[Code that draws figures]
****************************************

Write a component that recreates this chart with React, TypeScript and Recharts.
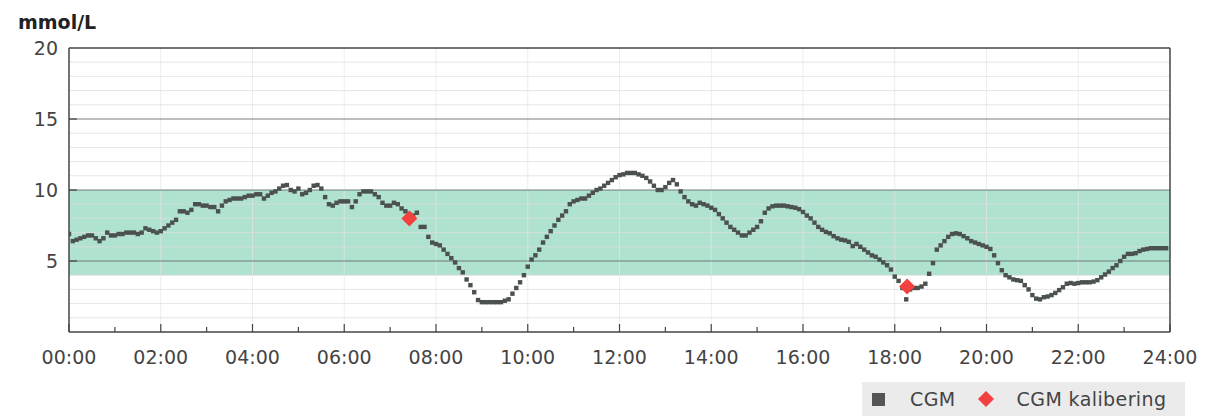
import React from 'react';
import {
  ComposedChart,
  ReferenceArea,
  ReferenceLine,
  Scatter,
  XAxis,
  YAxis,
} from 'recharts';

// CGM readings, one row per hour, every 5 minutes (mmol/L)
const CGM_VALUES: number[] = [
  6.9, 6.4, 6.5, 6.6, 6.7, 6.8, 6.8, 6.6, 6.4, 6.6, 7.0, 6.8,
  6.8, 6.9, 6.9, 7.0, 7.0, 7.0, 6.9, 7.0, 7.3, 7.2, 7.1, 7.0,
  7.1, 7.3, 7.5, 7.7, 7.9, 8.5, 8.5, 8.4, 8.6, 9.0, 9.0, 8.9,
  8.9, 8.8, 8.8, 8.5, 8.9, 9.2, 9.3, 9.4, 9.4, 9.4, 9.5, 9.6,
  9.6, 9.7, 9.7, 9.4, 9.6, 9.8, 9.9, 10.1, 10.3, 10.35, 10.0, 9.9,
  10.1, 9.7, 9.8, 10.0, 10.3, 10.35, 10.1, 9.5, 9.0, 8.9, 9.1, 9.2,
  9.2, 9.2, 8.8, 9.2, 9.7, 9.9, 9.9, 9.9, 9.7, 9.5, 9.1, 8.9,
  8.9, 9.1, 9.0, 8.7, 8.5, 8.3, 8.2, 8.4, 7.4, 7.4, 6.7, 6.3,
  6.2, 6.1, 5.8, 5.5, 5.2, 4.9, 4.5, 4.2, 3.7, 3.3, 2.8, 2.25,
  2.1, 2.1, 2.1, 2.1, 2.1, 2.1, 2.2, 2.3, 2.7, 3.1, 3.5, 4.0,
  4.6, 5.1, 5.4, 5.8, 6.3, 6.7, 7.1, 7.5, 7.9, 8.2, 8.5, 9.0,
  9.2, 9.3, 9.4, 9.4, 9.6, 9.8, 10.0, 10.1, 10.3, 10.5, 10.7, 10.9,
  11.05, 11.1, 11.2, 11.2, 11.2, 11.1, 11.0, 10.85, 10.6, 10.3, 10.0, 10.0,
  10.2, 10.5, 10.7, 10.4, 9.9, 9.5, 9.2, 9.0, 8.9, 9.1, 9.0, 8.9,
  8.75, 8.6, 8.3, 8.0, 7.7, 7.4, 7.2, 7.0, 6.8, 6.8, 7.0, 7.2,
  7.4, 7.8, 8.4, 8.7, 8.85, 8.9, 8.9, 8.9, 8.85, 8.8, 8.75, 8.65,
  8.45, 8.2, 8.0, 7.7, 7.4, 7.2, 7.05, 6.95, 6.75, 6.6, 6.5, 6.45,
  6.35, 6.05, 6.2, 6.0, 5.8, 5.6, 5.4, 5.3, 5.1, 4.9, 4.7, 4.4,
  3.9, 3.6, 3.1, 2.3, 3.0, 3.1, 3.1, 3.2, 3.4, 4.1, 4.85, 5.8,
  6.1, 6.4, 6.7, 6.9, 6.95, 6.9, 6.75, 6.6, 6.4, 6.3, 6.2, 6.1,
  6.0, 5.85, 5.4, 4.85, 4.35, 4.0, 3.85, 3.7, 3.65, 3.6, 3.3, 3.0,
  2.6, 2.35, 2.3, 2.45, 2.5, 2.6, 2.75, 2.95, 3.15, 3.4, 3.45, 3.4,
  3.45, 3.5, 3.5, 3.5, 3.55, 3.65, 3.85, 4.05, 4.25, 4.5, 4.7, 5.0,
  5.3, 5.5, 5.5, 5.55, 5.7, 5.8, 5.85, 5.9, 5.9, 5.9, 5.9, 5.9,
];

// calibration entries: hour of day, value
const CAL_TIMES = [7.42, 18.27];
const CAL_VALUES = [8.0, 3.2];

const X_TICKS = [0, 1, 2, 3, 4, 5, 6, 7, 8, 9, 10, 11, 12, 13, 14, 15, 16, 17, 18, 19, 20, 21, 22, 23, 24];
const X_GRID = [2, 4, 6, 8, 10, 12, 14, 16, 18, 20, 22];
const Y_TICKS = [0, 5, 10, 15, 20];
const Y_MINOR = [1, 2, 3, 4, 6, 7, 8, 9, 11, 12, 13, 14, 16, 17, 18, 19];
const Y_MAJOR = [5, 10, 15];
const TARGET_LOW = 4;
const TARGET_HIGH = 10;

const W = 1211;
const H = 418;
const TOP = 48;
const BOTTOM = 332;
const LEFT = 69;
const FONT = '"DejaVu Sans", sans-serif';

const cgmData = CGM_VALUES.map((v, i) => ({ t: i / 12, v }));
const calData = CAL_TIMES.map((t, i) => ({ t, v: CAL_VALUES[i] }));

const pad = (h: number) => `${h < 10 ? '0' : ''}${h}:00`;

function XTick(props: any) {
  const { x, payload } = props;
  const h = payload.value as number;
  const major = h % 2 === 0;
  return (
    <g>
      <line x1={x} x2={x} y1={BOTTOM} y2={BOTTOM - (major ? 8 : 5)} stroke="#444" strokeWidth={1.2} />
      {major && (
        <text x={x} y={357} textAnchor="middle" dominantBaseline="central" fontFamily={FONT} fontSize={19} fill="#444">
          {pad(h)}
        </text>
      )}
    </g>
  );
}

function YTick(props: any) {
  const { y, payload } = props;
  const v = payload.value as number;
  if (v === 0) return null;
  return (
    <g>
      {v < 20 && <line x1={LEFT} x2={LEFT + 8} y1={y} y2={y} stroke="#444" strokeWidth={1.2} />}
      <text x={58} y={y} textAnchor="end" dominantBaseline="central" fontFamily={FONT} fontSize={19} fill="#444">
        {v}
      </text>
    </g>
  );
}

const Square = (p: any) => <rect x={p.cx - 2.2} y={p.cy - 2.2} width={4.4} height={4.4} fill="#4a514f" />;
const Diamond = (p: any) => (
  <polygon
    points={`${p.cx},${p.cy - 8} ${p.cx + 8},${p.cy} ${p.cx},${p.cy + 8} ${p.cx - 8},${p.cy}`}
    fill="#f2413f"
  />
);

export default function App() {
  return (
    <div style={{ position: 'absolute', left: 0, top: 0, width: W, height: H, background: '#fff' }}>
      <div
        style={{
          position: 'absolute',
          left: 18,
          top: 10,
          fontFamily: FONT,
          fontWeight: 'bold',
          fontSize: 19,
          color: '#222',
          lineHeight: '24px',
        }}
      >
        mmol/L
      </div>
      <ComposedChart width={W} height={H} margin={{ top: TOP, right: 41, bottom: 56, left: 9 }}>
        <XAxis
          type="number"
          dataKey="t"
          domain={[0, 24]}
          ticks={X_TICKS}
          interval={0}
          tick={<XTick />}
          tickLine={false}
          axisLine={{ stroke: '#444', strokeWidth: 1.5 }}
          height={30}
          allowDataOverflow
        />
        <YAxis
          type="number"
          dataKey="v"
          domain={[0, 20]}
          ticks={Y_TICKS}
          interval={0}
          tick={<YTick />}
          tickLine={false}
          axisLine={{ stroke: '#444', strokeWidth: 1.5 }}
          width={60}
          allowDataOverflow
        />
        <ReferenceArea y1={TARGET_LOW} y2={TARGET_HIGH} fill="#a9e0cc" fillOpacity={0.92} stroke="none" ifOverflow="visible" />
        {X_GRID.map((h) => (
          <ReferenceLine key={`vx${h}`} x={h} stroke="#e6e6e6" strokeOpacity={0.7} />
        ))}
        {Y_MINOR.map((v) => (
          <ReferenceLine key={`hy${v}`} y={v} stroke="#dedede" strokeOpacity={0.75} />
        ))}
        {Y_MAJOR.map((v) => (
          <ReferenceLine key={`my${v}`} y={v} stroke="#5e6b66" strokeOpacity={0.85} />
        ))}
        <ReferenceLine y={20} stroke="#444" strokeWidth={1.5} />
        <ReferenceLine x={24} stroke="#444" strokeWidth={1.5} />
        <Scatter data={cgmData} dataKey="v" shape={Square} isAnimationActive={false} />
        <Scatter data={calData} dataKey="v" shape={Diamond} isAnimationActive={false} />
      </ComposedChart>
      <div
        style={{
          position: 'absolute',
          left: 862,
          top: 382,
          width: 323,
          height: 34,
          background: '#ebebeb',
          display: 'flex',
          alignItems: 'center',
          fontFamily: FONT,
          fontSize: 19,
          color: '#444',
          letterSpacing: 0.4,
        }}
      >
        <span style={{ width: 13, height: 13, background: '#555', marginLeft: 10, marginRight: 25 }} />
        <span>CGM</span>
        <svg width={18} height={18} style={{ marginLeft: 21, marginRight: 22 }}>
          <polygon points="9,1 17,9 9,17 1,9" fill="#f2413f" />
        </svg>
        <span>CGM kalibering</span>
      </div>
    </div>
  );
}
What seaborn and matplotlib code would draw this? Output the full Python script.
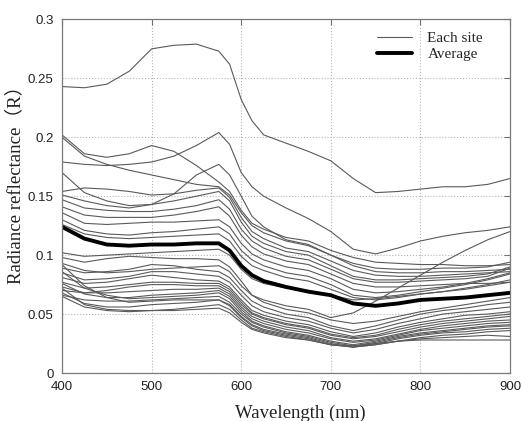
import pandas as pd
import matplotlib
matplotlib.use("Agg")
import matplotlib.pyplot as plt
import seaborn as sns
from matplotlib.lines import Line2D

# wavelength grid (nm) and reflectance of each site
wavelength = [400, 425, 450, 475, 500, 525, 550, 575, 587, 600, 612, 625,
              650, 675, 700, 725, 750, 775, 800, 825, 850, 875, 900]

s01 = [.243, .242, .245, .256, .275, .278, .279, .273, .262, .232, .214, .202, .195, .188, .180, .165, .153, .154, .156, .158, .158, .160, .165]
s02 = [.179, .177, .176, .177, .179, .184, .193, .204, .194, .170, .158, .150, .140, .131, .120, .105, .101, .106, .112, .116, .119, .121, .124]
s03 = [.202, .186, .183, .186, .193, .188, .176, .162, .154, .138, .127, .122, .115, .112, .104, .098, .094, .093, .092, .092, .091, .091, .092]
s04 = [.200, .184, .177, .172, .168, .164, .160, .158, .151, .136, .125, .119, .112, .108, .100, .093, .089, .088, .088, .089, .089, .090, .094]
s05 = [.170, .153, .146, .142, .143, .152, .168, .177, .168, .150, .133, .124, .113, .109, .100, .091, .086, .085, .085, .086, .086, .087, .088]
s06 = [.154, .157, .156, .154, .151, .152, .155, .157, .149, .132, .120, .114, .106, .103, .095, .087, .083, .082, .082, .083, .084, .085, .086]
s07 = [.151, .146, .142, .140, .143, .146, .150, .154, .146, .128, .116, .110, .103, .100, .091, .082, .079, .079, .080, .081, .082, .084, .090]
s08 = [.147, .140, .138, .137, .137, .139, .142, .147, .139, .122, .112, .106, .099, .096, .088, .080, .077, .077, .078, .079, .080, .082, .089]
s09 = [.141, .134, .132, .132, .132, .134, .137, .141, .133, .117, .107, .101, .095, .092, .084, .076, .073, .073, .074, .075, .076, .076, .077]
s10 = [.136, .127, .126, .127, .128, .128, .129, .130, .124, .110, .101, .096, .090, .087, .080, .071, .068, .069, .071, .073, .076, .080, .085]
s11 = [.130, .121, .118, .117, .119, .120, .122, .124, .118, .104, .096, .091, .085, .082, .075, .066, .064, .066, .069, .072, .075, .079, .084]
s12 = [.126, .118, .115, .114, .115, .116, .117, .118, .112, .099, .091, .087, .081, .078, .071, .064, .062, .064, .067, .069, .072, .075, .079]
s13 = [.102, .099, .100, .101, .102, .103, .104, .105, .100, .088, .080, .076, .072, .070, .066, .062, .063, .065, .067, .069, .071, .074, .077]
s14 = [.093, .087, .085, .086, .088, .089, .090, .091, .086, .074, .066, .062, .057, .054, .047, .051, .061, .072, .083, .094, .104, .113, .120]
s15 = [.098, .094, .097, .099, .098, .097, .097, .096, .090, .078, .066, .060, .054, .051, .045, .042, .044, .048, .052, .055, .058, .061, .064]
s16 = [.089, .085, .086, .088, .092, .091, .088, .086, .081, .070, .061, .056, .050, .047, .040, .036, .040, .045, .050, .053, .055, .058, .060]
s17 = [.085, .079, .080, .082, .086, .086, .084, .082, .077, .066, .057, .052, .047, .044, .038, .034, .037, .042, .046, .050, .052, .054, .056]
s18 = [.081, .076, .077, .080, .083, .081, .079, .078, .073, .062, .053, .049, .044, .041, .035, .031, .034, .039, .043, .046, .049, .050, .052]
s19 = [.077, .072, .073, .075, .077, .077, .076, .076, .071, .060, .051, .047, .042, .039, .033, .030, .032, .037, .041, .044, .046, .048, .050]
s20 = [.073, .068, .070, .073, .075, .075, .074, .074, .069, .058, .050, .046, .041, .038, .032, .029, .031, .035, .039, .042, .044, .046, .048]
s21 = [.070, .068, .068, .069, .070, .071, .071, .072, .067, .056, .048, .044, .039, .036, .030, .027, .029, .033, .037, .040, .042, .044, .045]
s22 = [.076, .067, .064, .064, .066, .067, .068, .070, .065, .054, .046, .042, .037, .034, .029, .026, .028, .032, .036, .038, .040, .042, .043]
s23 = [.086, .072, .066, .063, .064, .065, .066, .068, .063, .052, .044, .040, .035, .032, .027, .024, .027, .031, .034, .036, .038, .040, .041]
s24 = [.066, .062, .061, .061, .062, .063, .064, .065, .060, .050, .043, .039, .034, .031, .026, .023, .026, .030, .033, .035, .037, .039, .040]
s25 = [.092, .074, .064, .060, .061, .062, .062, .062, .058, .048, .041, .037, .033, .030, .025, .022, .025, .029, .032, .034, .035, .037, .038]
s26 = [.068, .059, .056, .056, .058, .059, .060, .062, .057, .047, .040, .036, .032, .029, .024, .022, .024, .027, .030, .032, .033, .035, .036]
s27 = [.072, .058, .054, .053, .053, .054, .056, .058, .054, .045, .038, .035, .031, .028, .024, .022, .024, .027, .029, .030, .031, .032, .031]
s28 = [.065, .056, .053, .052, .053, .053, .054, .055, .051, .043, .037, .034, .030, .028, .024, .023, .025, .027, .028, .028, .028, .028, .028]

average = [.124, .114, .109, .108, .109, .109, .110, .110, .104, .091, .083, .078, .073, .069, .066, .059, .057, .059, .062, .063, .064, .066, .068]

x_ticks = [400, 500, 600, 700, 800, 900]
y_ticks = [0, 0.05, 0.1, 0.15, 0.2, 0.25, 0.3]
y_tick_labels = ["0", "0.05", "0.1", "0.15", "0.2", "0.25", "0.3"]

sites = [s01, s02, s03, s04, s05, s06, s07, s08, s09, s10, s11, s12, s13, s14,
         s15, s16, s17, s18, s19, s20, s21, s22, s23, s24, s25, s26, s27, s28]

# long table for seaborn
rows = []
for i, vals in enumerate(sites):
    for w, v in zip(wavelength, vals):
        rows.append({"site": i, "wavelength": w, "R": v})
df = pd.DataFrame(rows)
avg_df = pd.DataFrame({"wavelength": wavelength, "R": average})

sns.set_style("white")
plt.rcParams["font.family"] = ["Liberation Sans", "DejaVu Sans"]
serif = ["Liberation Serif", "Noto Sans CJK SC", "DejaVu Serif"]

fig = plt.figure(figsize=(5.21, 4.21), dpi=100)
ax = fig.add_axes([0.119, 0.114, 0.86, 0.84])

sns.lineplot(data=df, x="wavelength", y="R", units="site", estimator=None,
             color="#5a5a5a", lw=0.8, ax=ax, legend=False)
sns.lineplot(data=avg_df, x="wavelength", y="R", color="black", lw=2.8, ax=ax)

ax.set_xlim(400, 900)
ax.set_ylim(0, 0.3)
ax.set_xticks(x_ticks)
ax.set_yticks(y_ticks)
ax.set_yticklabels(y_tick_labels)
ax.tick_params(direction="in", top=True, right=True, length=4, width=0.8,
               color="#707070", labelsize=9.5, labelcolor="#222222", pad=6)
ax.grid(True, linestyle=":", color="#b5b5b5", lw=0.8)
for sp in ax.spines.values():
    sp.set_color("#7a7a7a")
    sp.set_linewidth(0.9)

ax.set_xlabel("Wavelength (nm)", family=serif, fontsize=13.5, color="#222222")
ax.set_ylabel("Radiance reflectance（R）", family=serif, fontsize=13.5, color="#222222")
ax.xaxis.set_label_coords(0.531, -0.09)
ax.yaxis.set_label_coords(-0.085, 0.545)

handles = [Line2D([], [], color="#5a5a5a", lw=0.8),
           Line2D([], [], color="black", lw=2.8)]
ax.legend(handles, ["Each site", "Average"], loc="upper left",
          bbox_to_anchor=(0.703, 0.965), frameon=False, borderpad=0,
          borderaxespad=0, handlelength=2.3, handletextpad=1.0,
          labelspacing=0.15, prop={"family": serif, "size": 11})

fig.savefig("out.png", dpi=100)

****************************************

(REQUIREMENTS): Pictures do not belong in the copy. Reproduce exactly the lines from the one with "What seaborn and" to the one with "650, 675, 700, 725, 750, 775, 800, 825, 850, 875, 900]", both lines included.

(REPLY):
What seaborn and matplotlib code would draw this? Output the full Python script.
import pandas as pd
import matplotlib
matplotlib.use("Agg")
import matplotlib.pyplot as plt
import seaborn as sns
from matplotlib.lines import Line2D

# wavelength grid (nm) and reflectance of each site
wavelength = [400, 425, 450, 475, 500, 525, 550, 575, 587, 600, 612, 625,
              650, 675, 700, 725, 750, 775, 800, 825, 850, 875, 900]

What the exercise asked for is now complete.